It was suggested I post this here.

In PHP, the character sequence "://" separates the protocol name from the protocol-specific part of a stream name. Clearly, the intention is that these stream names are URLs (i.e., URIs that actually provide a location for the identified resource). However, the URI specification (RFC 3986) states that the scheme delimiter is merely ":", and that "://" is only applicable for _some_ URI formats. There are URLs in common use that do not use "://" (e.g., mailto:), and in fact support for "zlib:" is a hardwired exception in the present code.

May I propose that the parser which parses out the scheme from the rest of the URL look only for the initial ":" in the stream name, rather than "://".

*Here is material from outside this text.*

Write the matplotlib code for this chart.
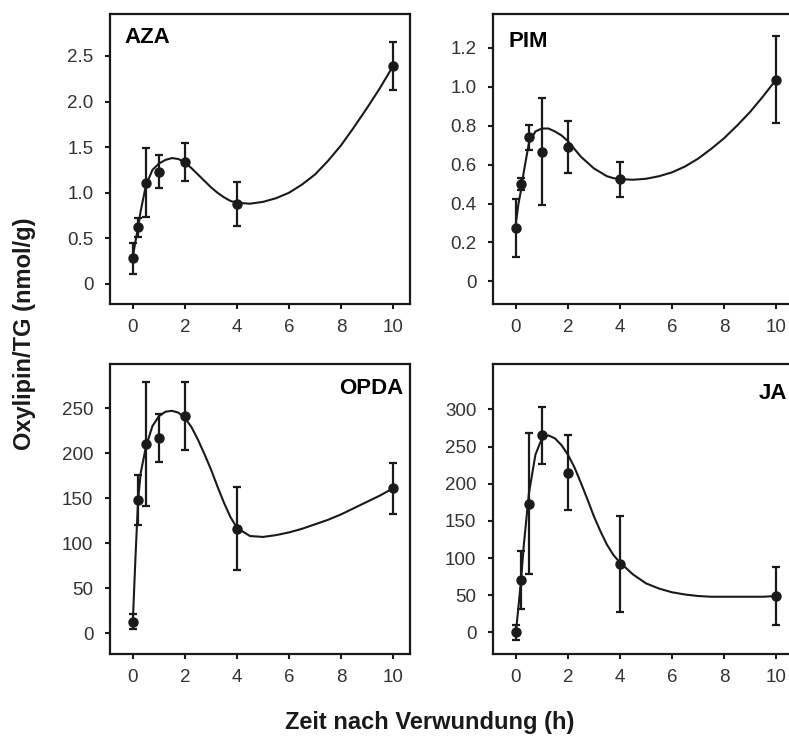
import matplotlib
matplotlib.use('Agg')
import matplotlib.pyplot as plt

plt.rcParams['font.family'] = ['Liberation Sans', 'DejaVu Sans']

INK = '#1a1a1a'

# Messzeitpunkte (h nach Verwundung)
zeit = [0, 0.2, 0.5, 1, 2, 4, 10]

aza = [0.28, 0.62, 1.11, 1.23, 1.34, 0.88, 2.39]
aza_err = [0.17, 0.10, 0.38, 0.18, 0.21, 0.24, 0.26]
pim = [0.275, 0.50, 0.74, 0.665, 0.69, 0.525, 1.036]
pim_err = [0.15, 0.03, 0.065, 0.275, 0.135, 0.09, 0.225]
opda = [13, 148, 210, 217, 241, 116, 161]
opda_err = [8, 28, 69, 27, 38, 46, 28]
ja = [0, 70, 173, 265, 215, 92, 49]
ja_err = [10, 39, 95, 38, 51, 65, 39]

# Ausgleichskurve
fit_x = [0, 0.1, 0.2, 0.3, 0.5, 0.75, 1, 1.25, 1.5, 1.75, 2, 2.25, 2.5,
         2.75, 3, 3.25, 3.5, 3.75, 4, 4.5, 5, 5.5, 6, 6.5, 7, 7.5, 8, 8.5,
         9, 9.5, 10]
aza_fit = [0.3, 0.47, 0.62, 0.8, 1.08, 1.25, 1.32, 1.36, 1.38, 1.37, 1.33,
           1.27, 1.2, 1.13, 1.06, 1.0, 0.95, 0.91, 0.89, 0.88, 0.9, 0.94,
           1.0, 1.09, 1.2, 1.35, 1.52, 1.72, 1.93, 2.15, 2.39]
pim_fit = [0.3, 0.4, 0.47, 0.56, 0.71, 0.77, 0.785, 0.785, 0.77, 0.75,
           0.72, 0.68, 0.64, 0.61, 0.58, 0.56, 0.54, 0.53, 0.525, 0.522,
           0.527, 0.54, 0.56, 0.59, 0.63, 0.68, 0.735, 0.80, 0.87, 0.95,
           1.036]
opda_fit = [15, 85, 148, 178, 207, 230, 241, 246, 247, 245, 239, 229, 215,
            199, 182, 163, 145, 129, 117, 108, 107, 109, 112, 116, 121, 126,
            132, 139, 146, 153, 161]
ja_fit = [0, 35, 71, 116, 187, 239, 261, 265, 261, 252, 239, 222, 201, 179,
          156, 136, 118, 104, 94, 78, 66, 59, 54, 51, 49, 48, 48, 48, 48,
          48, 49]

panels = [
    # name, werte, fehler, kurve, ylim, yticks, ticklabels, pos, label-pos, ha
    ('AZA', aza, aza_err, aza_fit, (-0.22, 2.96),
     [0, 0.5, 1.0, 1.5, 2.0, 2.5], ['0', '0.5', '1.0', '1.5', '2.0', '2.5'],
     [110, 14], (0.047, 0.955), 'left'),
    ('PIM', pim, pim_err, pim_fit, (-0.116, 1.373),
     [0, 0.2, 0.4, 0.6, 0.8, 1.0, 1.2],
     ['0', '0.2', '0.4', '0.6', '0.8', '1.0', '1.2'],
     [493, 14], (0.05, 0.94), 'left'),
    ('OPDA', opda, opda_err, opda_fit, (-23, 299),
     [0, 50, 100, 150, 200, 250], None,
     [110, 364], (0.977, 0.952), 'right'),
    ('JA', ja, ja_err, ja_fit, (-29, 361),
     [0, 50, 100, 150, 200, 250, 300], None,
     [493, 364], (0.98, 0.935), 'right'),
]

W, H = 789, 745
fig = plt.figure(figsize=(W / 100, H / 100), dpi=100)
pw, ph = 300, 290

for name, y, yerr, yfit, ylim, yt, ytl, (px, py), (tx, ty), ha in panels:
    ax = fig.add_axes([px / W, 1 - (py + ph) / H, pw / W, ph / H])
    ax.plot(fit_x, yfit, color=INK, lw=1.5, zorder=2)
    ax.errorbar(zeit, y, yerr=yerr, fmt='o', color=INK, ms=6.5, elinewidth=1.6,
                capsize=2.6, capthick=1.6, zorder=3)
    ax.set_xlim(-0.88, 10.65)
    ax.set_ylim(*ylim)
    ax.set_xticks([0, 2, 4, 6, 8, 10])
    ax.set_yticks(yt)
    if ytl is not None:
        ax.set_yticklabels(ytl)
    ax.tick_params(direction='out', length=3.5, width=1.5, labelsize=13.5,
                   colors=INK, pad=8.5)
    ax.tick_params(axis='y', labelcolor='#333333')
    ax.tick_params(axis='x', labelcolor='#333333', pad=7)
    for sp in ax.spines.values():
        sp.set_linewidth(1.6)
        sp.set_color(INK)
    ax.text(tx, ty, name, transform=ax.transAxes, ha=ha, va='top',
            fontsize=16, fontweight='bold', color='black')

fig.text(25 / W, 1 - 334 / H, 'Oxylipin/TG (nmol/g)', rotation=90,
         ha='center', va='center', fontsize=17, fontweight='bold', color=INK)
fig.text(430 / W, 1 - 723 / H, 'Zeit nach Verwundung (h)', ha='center',
         va='center', fontsize=17, fontweight='bold', color=INK)

fig.savefig('out.png', dpi=100)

Existing uses of stream wrappers will continue to function, since the name of the scheme won't actually change, and it's the wrapper author's responsibility to parse the rest of the URL anyway; but it will become possible to correctly write, e.g., "mailto:[EMAIL PROTECTED]" instead of "mailto://[EMAIL PROTECTED]", or (to use the example used in the manual to describe stream_wrapper_register()) "var:myvar" instead of "var://myvar".

This would also make use of parse_url() more consistent as, for example, parse_url('var:myvar') will put the name of myvar into the path element of the returned array, instead of mistakenly putting it in the host element.